▶ _Objective_
Images are not part of the copy; transcribe all the data exactly.

▶ _Available data_
--- begin ---

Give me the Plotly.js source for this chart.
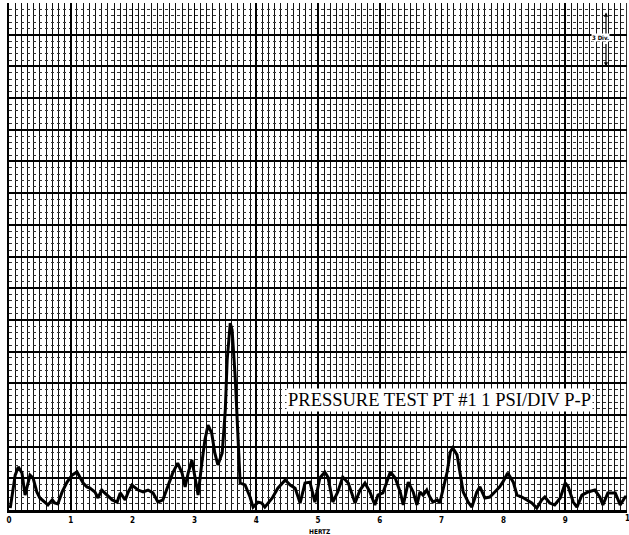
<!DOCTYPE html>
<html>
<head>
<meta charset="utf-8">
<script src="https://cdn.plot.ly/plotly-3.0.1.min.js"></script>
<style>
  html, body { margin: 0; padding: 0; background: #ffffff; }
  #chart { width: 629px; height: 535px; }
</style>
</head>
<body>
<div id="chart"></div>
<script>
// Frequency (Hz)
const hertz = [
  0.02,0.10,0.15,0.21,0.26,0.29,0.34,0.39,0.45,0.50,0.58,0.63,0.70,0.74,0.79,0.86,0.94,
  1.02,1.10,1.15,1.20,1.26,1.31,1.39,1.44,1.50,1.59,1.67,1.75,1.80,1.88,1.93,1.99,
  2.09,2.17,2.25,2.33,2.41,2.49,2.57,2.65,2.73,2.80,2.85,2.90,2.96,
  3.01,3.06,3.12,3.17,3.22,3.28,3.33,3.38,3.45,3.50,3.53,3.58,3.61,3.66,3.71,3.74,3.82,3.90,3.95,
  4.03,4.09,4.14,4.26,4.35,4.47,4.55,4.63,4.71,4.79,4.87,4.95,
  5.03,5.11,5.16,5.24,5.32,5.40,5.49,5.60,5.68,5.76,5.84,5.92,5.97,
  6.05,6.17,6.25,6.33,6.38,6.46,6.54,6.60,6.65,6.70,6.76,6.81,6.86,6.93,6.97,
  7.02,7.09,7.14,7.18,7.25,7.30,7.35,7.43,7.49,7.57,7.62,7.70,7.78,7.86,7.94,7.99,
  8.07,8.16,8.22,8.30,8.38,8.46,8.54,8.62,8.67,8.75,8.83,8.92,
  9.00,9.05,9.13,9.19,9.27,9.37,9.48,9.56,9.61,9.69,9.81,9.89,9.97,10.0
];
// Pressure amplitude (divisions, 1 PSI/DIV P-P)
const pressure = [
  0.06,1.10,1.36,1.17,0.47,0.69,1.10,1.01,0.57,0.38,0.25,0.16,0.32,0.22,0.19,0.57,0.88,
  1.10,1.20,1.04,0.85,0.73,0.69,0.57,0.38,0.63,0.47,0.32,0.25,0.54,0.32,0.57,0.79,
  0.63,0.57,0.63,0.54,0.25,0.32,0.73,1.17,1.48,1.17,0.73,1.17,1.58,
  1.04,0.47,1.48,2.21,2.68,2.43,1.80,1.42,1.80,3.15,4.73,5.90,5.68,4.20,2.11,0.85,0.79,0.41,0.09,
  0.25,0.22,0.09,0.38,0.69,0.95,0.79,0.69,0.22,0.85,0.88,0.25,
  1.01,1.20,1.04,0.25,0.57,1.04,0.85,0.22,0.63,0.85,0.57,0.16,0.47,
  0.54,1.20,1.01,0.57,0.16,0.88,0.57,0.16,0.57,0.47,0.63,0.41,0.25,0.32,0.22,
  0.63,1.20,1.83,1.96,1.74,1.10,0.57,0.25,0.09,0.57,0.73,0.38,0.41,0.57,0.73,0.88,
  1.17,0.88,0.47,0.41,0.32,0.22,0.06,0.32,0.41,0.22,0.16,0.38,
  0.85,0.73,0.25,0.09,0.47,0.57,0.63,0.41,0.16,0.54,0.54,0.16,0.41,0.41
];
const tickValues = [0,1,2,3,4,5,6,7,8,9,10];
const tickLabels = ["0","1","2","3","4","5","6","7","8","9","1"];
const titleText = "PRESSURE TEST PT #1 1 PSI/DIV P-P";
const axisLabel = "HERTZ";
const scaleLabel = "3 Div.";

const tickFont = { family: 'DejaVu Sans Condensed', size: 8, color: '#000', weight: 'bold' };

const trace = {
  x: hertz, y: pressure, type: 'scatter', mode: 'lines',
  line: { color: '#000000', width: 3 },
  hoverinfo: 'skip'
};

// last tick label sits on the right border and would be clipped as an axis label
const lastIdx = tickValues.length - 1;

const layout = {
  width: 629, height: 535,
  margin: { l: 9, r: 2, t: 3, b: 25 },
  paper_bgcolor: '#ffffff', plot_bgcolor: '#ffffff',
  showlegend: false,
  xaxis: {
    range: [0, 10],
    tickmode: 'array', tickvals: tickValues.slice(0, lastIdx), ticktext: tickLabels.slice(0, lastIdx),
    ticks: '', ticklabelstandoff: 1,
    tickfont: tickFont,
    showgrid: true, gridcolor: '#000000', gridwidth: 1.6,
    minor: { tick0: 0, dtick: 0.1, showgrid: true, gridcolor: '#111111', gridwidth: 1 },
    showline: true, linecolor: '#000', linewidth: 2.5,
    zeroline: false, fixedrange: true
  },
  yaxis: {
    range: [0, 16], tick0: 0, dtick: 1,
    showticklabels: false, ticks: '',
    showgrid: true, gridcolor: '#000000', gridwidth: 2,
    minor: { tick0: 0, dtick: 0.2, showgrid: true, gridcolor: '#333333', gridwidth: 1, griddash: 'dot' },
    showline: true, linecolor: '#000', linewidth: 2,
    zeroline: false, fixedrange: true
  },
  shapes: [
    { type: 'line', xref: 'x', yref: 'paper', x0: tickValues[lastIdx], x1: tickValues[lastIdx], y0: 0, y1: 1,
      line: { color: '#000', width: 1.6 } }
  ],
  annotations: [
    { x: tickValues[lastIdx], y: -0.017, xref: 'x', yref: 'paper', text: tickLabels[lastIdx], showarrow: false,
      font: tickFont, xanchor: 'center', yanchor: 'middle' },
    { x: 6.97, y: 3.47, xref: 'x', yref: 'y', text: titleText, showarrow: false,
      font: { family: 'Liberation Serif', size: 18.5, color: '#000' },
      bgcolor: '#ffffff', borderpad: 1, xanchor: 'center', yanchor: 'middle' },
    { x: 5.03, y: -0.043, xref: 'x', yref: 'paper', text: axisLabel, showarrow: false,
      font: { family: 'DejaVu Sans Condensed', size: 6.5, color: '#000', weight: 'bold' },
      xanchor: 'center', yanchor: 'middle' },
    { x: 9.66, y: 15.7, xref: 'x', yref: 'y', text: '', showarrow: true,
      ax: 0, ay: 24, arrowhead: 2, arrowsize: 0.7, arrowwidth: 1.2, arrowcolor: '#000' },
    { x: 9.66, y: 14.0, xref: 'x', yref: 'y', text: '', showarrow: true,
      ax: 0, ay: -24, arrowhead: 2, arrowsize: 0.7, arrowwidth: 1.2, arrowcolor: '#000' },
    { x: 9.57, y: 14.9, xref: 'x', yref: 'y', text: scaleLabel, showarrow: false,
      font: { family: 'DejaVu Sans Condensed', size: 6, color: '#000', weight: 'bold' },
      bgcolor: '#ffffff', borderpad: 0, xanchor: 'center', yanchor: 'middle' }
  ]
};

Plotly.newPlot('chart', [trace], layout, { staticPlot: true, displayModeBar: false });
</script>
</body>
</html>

--- end ---

▶ _Correct output_
Give me the Plotly.js source for this chart.
<!DOCTYPE html>
<html>
<head>
<meta charset="utf-8">
<script src="https://cdn.plot.ly/plotly-3.0.1.min.js"></script>
<style>
  html, body { margin: 0; padding: 0; background: #ffffff; }
  #chart { width: 629px; height: 535px; }
</style>
</head>
<body>
<div id="chart"></div>
<script>
// Frequency (Hz)
const hertz = [
  0.02,0.10,0.15,0.21,0.26,0.29,0.34,0.39,0.45,0.50,0.58,0.63,0.70,0.74,0.79,0.86,0.94,
  1.02,1.10,1.15,1.20,1.26,1.31,1.39,1.44,1.50,1.59,1.67,1.75,1.80,1.88,1.93,1.99,
  2.09,2.17,2.25,2.33,2.41,2.49,2.57,2.65,2.73,2.80,2.85,2.90,2.96,
  3.01,3.06,3.12,3.17,3.22,3.28,3.33,3.38,3.45,3.50,3.53,3.58,3.61,3.66,3.71,3.74,3.82,3.90,3.95,
  4.03,4.09,4.14,4.26,4.35,4.47,4.55,4.63,4.71,4.79,4.87,4.95,
  5.03,5.11,5.16,5.24,5.32,5.40,5.49,5.60,5.68,5.76,5.84,5.92,5.97,
  6.05,6.17,6.25,6.33,6.38,6.46,6.54,6.60,6.65,6.70,6.76,6.81,6.86,6.93,6.97,
  7.02,7.09,7.14,7.18,7.25,7.30,7.35,7.43,7.49,7.57,7.62,7.70,7.78,7.86,7.94,7.99,
  8.07,8.16,8.22,8.30,8.38,8.46,8.54,8.62,8.67,8.75,8.83,8.92,
  9.00,9.05,9.13,9.19,9.27,9.37,9.48,9.56,9.61,9.69,9.81,9.89,9.97,10.0
];
// Pressure amplitude (divisions, 1 PSI/DIV P-P)
const pressure = [
  0.06,1.10,1.36,1.17,0.47,0.69,1.10,1.01,0.57,0.38,0.25,0.16,0.32,0.22,0.19,0.57,0.88,
  1.10,1.20,1.04,0.85,0.73,0.69,0.57,0.38,0.63,0.47,0.32,0.25,0.54,0.32,0.57,0.79,
  0.63,0.57,0.63,0.54,0.25,0.32,0.73,1.17,1.48,1.17,0.73,1.17,1.58,
  1.04,0.47,1.48,2.21,2.68,2.43,1.80,1.42,1.80,3.15,4.73,5.90,5.68,4.20,2.11,0.85,0.79,0.41,0.09,
  0.25,0.22,0.09,0.38,0.69,0.95,0.79,0.69,0.22,0.85,0.88,0.25,
  1.01,1.20,1.04,0.25,0.57,1.04,0.85,0.22,0.63,0.85,0.57,0.16,0.47,
  0.54,1.20,1.01,0.57,0.16,0.88,0.57,0.16,0.57,0.47,0.63,0.41,0.25,0.32,0.22,
  0.63,1.20,1.83,1.96,1.74,1.10,0.57,0.25,0.09,0.57,0.73,0.38,0.41,0.57,0.73,0.88,
  1.17,0.88,0.47,0.41,0.32,0.22,0.06,0.32,0.41,0.22,0.16,0.38,
  0.85,0.73,0.25,0.09,0.47,0.57,0.63,0.41,0.16,0.54,0.54,0.16,0.41,0.41
];
const tickValues = [0,1,2,3,4,5,6,7,8,9,10];
const tickLabels = ["0","1","2","3","4","5","6","7","8","9","1"];
const titleText = "PRESSURE TEST PT #1 1 PSI/DIV P-P";
const axisLabel = "HERTZ";
const scaleLabel = "3 Div.";

const tickFont = { family: 'DejaVu Sans Condensed', size: 8, color: '#000', weight: 'bold' };

const trace = {
  x: hertz, y: pressure, type: 'scatter', mode: 'lines',
  line: { color: '#000000', width: 3 },
  hoverinfo: 'skip'
};

// last tick label sits on the right border and would be clipped as an axis label
const lastIdx = tickValues.length - 1;

const layout = {
  width: 629, height: 535,
  margin: { l: 9, r: 2, t: 3, b: 25 },
  paper_bgcolor: '#ffffff', plot_bgcolor: '#ffffff',
  showlegend: false,
  xaxis: {
    range: [0, 10],
    tickmode: 'array', tickvals: tickValues.slice(0, lastIdx), ticktext: tickLabels.slice(0, lastIdx),
    ticks: '', ticklabelstandoff: 1,
    tickfont: tickFont,
    showgrid: true, gridcolor: '#000000', gridwidth: 1.6,
    minor: { tick0: 0, dtick: 0.1, showgrid: true, gridcolor: '#111111', gridwidth: 1 },
    showline: true, linecolor: '#000', linewidth: 2.5,
    zeroline: false, fixedrange: true
  },
  yaxis: {
    range: [0, 16], tick0: 0, dtick: 1,
    showticklabels: false, ticks: '',
    showgrid: true, gridcolor: '#000000', gridwidth: 2,
    minor: { tick0: 0, dtick: 0.2, showgrid: true, gridcolor: '#333333', gridwidth: 1, griddash: 'dot' },
    showline: true, linecolor: '#000', linewidth: 2,
    zeroline: false, fixedrange: true
  },
  shapes: [
    { type: 'line', xref: 'x', yref: 'paper', x0: tickValues[lastIdx], x1: tickValues[lastIdx], y0: 0, y1: 1,
      line: { color: '#000', width: 1.6 } }
  ],
  annotations: [
    { x: tickValues[lastIdx], y: -0.017, xref: 'x', yref: 'paper', text: tickLabels[lastIdx], showarrow: false,
      font: tickFont, xanchor: 'center', yanchor: 'middle' },
    { x: 6.97, y: 3.47, xref: 'x', yref: 'y', text: titleText, showarrow: false,
      font: { family: 'Liberation Serif', size: 18.5, color: '#000' },
      bgcolor: '#ffffff', borderpad: 1, xanchor: 'center', yanchor: 'middle' },
    { x: 5.03, y: -0.043, xref: 'x', yref: 'paper', text: axisLabel, showarrow: false,
      font: { family: 'DejaVu Sans Condensed', size: 6.5, color: '#000', weight: 'bold' },
      xanchor: 'center', yanchor: 'middle' },
    { x: 9.66, y: 15.7, xref: 'x', yref: 'y', text: '', showarrow: true,
      ax: 0, ay: 24, arrowhead: 2, arrowsize: 0.7, arrowwidth: 1.2, arrowcolor: '#000' },
    { x: 9.66, y: 14.0, xref: 'x', yref: 'y', text: '', showarrow: true,
      ax: 0, ay: -24, arrowhead: 2, arrowsize: 0.7, arrowwidth: 1.2, arrowcolor: '#000' },
    { x: 9.57, y: 14.9, xref: 'x', yref: 'y', text: scaleLabel, showarrow: false,
      font: { family: 'DejaVu Sans Condensed', size: 6, color: '#000', weight: 'bold' },
      bgcolor: '#ffffff', borderpad: 0, xanchor: 'center', yanchor: 'middle' }
  ]
};

Plotly.newPlot('chart', [trace], layout, { staticPlot: true, displayModeBar: false });
</script>
</body>
</html>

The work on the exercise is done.